| The exercise |
Write out each line from the data below that includes the word "this".

| Data entries |
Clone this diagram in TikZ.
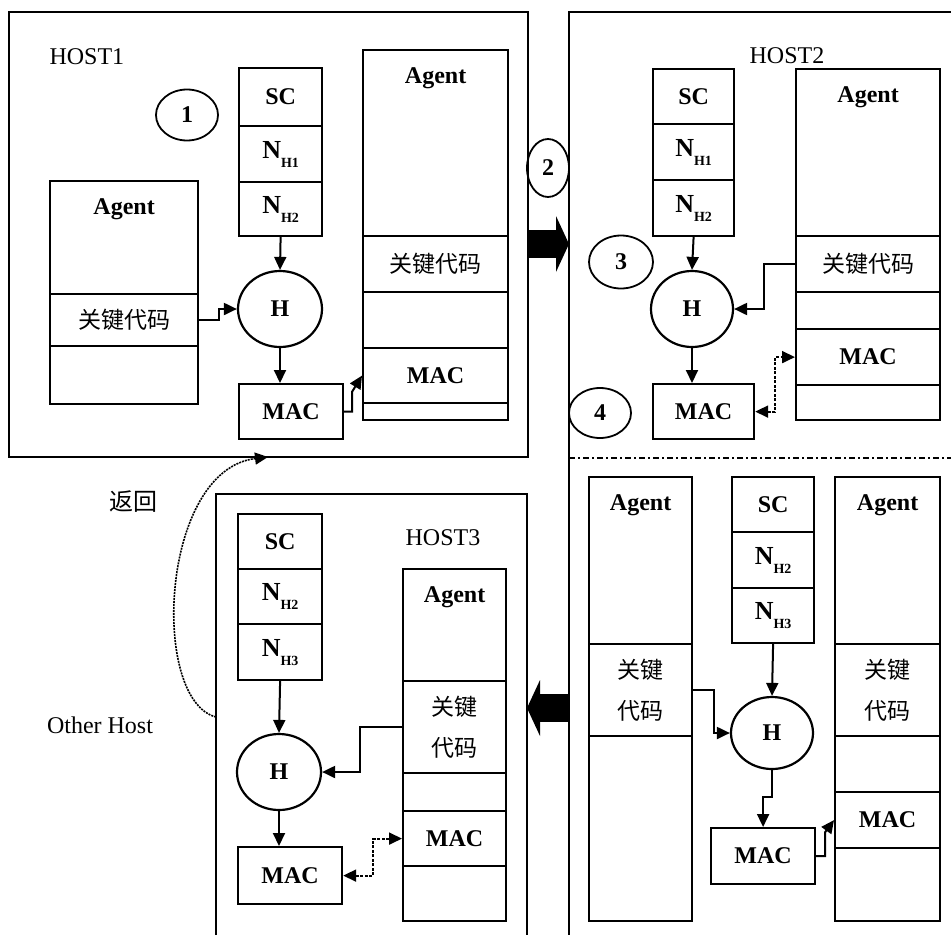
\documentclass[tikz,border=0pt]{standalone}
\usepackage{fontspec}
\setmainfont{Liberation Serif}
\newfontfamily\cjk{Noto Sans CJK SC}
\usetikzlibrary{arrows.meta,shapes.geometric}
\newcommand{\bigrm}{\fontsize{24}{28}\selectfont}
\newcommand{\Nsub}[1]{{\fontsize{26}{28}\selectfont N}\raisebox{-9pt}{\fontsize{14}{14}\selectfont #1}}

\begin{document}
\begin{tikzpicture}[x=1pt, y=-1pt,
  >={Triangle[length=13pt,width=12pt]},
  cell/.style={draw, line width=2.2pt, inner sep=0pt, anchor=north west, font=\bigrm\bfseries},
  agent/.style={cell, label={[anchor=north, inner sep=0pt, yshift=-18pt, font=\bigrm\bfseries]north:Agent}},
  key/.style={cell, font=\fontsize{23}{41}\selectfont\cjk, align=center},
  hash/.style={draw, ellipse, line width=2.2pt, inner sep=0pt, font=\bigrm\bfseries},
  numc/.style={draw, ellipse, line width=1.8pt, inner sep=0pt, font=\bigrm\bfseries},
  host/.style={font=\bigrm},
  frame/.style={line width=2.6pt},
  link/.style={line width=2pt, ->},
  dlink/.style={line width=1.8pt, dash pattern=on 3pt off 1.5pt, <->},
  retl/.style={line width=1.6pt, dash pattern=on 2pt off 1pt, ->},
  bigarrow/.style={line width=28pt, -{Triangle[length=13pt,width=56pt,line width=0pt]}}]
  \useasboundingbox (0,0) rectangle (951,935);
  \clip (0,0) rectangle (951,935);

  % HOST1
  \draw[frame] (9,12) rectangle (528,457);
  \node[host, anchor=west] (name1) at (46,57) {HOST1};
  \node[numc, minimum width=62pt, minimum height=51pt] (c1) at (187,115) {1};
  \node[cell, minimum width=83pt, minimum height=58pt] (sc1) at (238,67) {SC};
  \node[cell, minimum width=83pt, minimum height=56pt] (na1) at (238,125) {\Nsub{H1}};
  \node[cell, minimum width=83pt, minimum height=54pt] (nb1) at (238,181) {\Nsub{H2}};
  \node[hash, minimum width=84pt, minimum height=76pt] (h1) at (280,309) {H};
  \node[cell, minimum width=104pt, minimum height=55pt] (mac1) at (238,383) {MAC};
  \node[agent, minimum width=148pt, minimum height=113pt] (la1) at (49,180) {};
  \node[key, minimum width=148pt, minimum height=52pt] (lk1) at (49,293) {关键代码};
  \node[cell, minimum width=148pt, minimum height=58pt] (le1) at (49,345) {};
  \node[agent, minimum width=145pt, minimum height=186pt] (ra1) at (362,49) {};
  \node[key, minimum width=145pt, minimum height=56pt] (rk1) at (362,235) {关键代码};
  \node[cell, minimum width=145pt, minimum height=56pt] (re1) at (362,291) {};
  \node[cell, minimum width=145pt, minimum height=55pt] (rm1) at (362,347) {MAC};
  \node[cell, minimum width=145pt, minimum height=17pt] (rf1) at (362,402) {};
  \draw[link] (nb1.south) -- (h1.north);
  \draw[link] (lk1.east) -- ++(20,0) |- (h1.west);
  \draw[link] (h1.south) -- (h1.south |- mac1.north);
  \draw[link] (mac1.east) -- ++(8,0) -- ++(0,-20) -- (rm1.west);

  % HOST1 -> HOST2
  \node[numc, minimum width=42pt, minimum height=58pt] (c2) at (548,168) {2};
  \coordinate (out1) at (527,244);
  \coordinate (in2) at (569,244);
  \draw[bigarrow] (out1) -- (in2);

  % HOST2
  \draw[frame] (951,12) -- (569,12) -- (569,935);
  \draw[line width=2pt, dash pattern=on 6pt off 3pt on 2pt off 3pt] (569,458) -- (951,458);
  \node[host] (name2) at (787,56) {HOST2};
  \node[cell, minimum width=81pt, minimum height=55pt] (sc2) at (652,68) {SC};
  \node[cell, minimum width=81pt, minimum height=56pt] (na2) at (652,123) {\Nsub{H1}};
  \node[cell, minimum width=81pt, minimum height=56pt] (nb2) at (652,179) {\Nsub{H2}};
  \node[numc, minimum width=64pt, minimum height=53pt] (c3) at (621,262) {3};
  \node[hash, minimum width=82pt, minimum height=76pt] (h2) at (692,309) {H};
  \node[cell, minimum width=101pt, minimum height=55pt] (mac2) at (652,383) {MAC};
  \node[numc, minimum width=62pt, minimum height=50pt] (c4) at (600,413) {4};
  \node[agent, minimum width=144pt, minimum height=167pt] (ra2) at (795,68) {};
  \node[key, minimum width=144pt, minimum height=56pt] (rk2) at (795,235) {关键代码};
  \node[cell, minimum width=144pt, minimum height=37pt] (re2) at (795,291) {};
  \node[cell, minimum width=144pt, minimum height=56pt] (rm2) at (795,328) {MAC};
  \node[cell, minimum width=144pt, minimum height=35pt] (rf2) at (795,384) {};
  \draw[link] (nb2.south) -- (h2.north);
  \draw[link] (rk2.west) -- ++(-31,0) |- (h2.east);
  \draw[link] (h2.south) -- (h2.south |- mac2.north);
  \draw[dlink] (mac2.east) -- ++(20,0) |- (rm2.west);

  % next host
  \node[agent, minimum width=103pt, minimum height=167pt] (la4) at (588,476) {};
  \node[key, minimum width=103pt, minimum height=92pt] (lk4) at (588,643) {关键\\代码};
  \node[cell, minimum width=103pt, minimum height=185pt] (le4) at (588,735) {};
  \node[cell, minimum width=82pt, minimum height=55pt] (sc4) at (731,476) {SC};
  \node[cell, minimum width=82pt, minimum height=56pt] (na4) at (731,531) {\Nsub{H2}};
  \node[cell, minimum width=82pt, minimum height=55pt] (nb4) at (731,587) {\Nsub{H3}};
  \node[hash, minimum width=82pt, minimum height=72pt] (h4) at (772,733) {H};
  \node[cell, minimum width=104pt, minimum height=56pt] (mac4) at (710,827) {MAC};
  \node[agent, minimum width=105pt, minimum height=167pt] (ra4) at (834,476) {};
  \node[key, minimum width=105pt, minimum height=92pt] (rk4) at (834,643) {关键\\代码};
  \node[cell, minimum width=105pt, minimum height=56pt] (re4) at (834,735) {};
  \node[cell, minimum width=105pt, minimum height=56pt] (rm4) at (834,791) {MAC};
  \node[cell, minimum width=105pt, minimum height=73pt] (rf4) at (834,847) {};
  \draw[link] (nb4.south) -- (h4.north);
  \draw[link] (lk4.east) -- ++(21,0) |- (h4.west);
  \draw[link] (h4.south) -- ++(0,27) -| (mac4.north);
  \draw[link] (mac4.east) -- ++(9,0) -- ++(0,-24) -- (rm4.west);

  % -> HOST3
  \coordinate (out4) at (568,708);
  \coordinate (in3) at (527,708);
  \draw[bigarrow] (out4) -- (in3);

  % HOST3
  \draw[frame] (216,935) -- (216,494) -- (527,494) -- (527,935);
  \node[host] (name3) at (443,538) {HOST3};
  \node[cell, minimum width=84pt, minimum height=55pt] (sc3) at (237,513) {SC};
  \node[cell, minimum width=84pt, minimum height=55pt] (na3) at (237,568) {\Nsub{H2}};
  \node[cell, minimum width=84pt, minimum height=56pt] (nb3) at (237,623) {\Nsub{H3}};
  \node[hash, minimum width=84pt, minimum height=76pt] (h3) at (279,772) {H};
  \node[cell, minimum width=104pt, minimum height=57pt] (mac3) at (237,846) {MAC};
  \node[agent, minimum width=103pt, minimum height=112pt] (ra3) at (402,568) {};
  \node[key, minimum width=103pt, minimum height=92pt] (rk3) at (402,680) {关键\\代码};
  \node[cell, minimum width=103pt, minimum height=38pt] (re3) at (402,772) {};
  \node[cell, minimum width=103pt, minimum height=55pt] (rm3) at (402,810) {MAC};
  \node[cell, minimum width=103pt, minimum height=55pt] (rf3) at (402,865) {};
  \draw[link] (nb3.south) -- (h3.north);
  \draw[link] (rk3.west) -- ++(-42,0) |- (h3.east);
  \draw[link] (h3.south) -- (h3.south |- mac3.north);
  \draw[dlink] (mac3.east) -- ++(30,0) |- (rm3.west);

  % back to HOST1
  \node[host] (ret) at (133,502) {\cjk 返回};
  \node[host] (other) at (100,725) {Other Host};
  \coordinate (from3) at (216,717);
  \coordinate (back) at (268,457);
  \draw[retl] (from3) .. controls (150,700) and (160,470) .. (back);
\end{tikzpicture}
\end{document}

...

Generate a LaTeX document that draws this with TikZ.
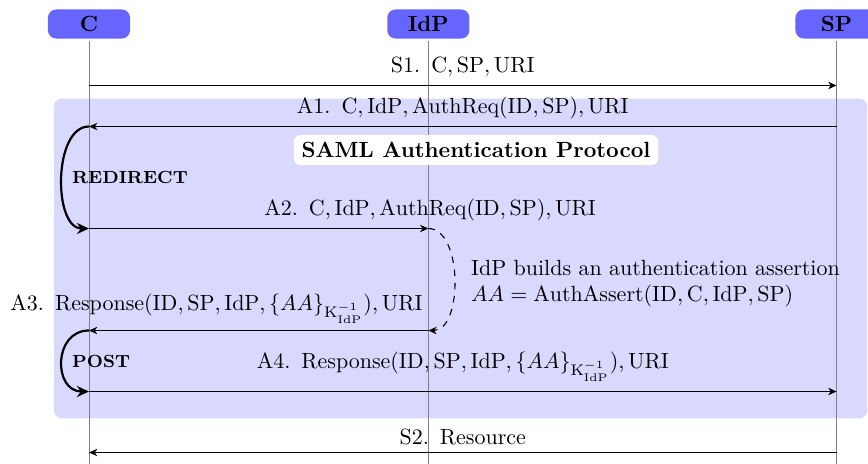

| Completed exercise |
Clone this diagram in TikZ.
Generate a LaTeX document that draws this with TikZ.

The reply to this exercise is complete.